-- start of SUPPLIED MATERIAL --
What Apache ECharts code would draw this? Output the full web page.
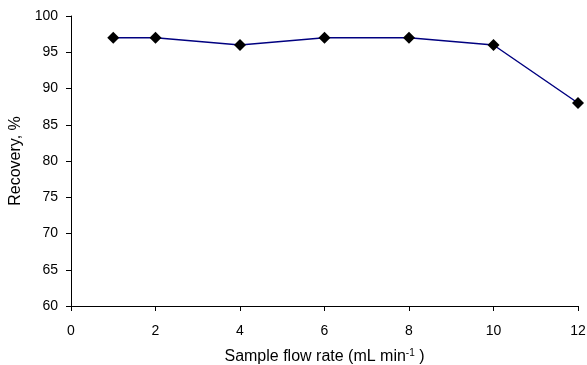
<!DOCTYPE html>
<html><head><meta charset="utf-8">
<script src="https://cdn.jsdelivr.net/npm/echarts@6/dist/echarts.min.js"></script>
<style>html,body{margin:0;padding:0;background:#fff}#c{width:587px;height:365px}</style>
</head><body><div id="c"></div>
<script>
const flowRates = [1, 2, 4, 6, 8, 10, 12];
const recovery = [97, 97, 96, 97, 97, 96, 88];
const xTicks = [0, 2, 4, 6, 8, 10, 12];
const yTicks = [60, 65, 70, 75, 80, 85, 90, 95, 100];

const chart = echarts.init(document.getElementById('c'), null, {renderer: 'canvas'});
const font = 'Liberation Sans, Arial, sans-serif';
chart.setOption({
  animation: false,
  grid: {left: 71, right: 9, top: 16, bottom: 59, containLabel: false, outerBoundsMode: 'none'},
  xAxis: {
    type: 'value', min: xTicks[0], max: xTicks[xTicks.length-1], interval: 2,
    axisLine: {show: true, lineStyle: {color: '#000', width: 1}},
    axisTick: {show: true, length: 5, lineStyle: {color: '#000'}},
    splitLine: {show: false},
    axisLabel: {color: '#000', fontFamily: font, fontSize: 14, margin: 18},
    name: '{n|Sample flow rate (mL min}{s|-1}{n| )}',
    nameLocation: 'middle', nameGap: 42,
    nameTextStyle: {rich: {
      n: {fontFamily: font, fontSize: 16, color: '#000', verticalAlign: 'bottom'},
      s: {fontFamily: font, fontSize: 10, color: '#000', verticalAlign: 'top', padding: [0,0,7,0]}
    }}
  },
  yAxis: {
    type: 'value', min: yTicks[0], max: yTicks[yTicks.length-1], interval: 5,
    axisLine: {show: true, lineStyle: {color: '#000', width: 1}},
    axisTick: {show: true, length: 5, lineStyle: {color: '#000'}},
    splitLine: {show: false},
    axisLabel: {color: '#000', fontFamily: font, fontSize: 14, margin: 13},
    name: 'Recovery, %', nameLocation: 'middle', nameGap: 42, nameRotate: 90,
    nameTextStyle: {fontFamily: font, fontSize: 16, color: '#000'}
  },
  series: [{
    type: 'line',
    data: flowRates.map((x, i) => [x, recovery[i]]),
    symbol: 'diamond', symbolSize: 12,
    itemStyle: {color: '#000'},
    lineStyle: {color: '#000080', width: 1.5},
    z: 3
  }]
});
</script></body></html>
-- end of SUPPLIED MATERIAL --
→ EXERCISE:
Repeat only the lines between the start of the data and the line with "90, 95, 100];", including those two lines, and skip the pictures.

→ ANSWER:
What Apache ECharts code would draw this? Output the full web page.
<!DOCTYPE html>
<html><head><meta charset="utf-8">
<script src="https://cdn.jsdelivr.net/npm/echarts@6/dist/echarts.min.js"></script>
<style>html,body{margin:0;padding:0;background:#fff}#c{width:587px;height:365px}</style>
</head><body><div id="c"></div>
<script>
const flowRates = [1, 2, 4, 6, 8, 10, 12];
const recovery = [97, 97, 96, 97, 97, 96, 88];
const xTicks = [0, 2, 4, 6, 8, 10, 12];
const yTicks = [60, 65, 70, 75, 80, 85, 90, 95, 100];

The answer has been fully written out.